El mentado “jefe” fue detenido dentro del campus por uno de nuestros jóvenes compañeros de trabajo de una forma casi inverosímil que, algún día, espero compartir con más detalle junto a otros episodios vividos tras un recorrido –dilatado y permanente–tratando de aportar algo a la defensa y la promoción de los derechos humanos; ello, siempre desde la reivindicación de la verdad y la justicia para las víctimas.
Pero más allá del aniversario del suceso narrado, tengo claro que no se trata de hablar de mis “aventuras” por la vida. Es necesario, más bien, reflexionar sobre la actualidad y el porvenir colectivo considerando de dónde venimos. A punto de iniciar la séptima década de mi trajinar por este mundo, tengo plena conciencia de ser una de las tantas personas en este terruño cuya existencia inició en medio de una dictadura y que –sin embargo– nos resistimos a finalizarla en otra. Mucho le costó a nuestro pueblo derrotar la inmediata anterior, que duró medio siglo, para que ahora por omisión permitamos que se entronice otra.
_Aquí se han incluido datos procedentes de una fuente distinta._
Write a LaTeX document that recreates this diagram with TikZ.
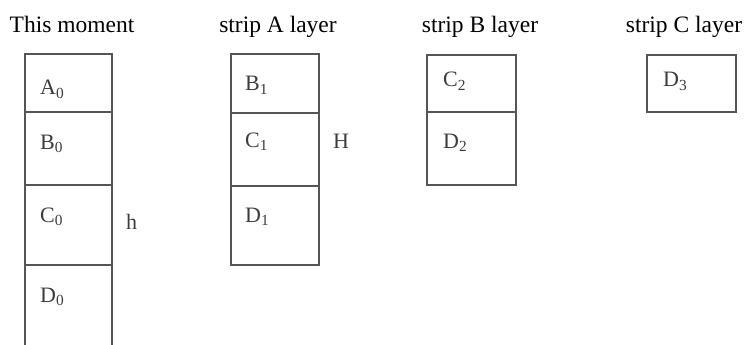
\documentclass[tikz,border=0pt]{standalone}
\usepackage{fontspec}
\setmainfont{Liberation Serif}
\definecolor{boxline}{RGB}{85,85,85}
\definecolor{celltext}{RGB}{60,60,60}
\tikzset{
  cellline/.style={draw=boxline, line width=1.6pt},
  celllabel/.style={anchor=base west, inner sep=0pt, text=celltext, font=\fontsize{22}{26}\selectfont},
  title/.style={anchor=base, inner sep=0pt, font=\fontsize{23.5}{27}\selectfont}
}
\begin{document}
\begin{tikzpicture}[x=1pt,y=-1pt]
\useasboundingbox (0,0) rectangle (745,345);

% titles
\node[title] (tnow) at (72,33) {This moment};
\node[title] (ta) at (278,33) {strip A layer};
\node[title] (tb) at (480,33) {strip B layer};
\node[title] (tc) at (684,33) {strip C layer};

% this moment
\draw[cellline] (25,345) -- (25,54) -- (112,54) -- (112,345);
\draw[cellline] (25,112) -- (112,112);
\draw[cellline] (25,185) -- (112,185);
\draw[cellline] (25,265) -- (112,265);
\node[celllabel] (a0) at (40,95) {A\textsubscript{0}};
\node[celllabel] (b0) at (40,149) {B\textsubscript{0}};
\node[celllabel] (c0) at (40,222) {C\textsubscript{0}};
\node[celllabel] (d0) at (40,302) {D\textsubscript{0}};
\node[celllabel] (h) at (126,229) {h};

% strip A layer
\draw[cellline] (231,54) rectangle (319,265);
\draw[cellline] (231,113) -- (319,113);
\draw[cellline] (231,186) -- (319,186);
\node[celllabel] (b1) at (245,91) {B\textsubscript{1}};
\node[celllabel] (c1) at (245,147) {C\textsubscript{1}};
\node[celllabel] (d1) at (245,222) {D\textsubscript{1}};
\node[celllabel] (bigh) at (333,148) {H};

% strip B layer
\draw[cellline] (427,55) rectangle (516,185);
\draw[cellline] (427,112) -- (516,112);
\node[celllabel] (c2) at (443,87) {C\textsubscript{2}};
\node[celllabel] (d2) at (443,148) {D\textsubscript{2}};

% strip C layer
\draw[cellline] (647,55) rectangle (736,112);
\node[celllabel] (d3) at (663,87) {D\textsubscript{3}};
\end{tikzpicture}
\end{document}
En el trance nacional actual, no me toca responder la interrogante formulada por Lenin. Pero hay que pensar qué hacer. El desafío para quienes se profesan “romeristas”, pienso, es poder construir desde el verbo un poder sustantivo capaz de frenar el rumbo del país hacia un recurrente destino nefasto y difícil de revertir, tras tanto riesgo y sacrificio. No hay vuelta de hoja, pues. “La misión de la Iglesia –predicó nuestro santo el 11 de diciembre de 1977– es hacer que la historia de su pueblo sea historia de salvación”.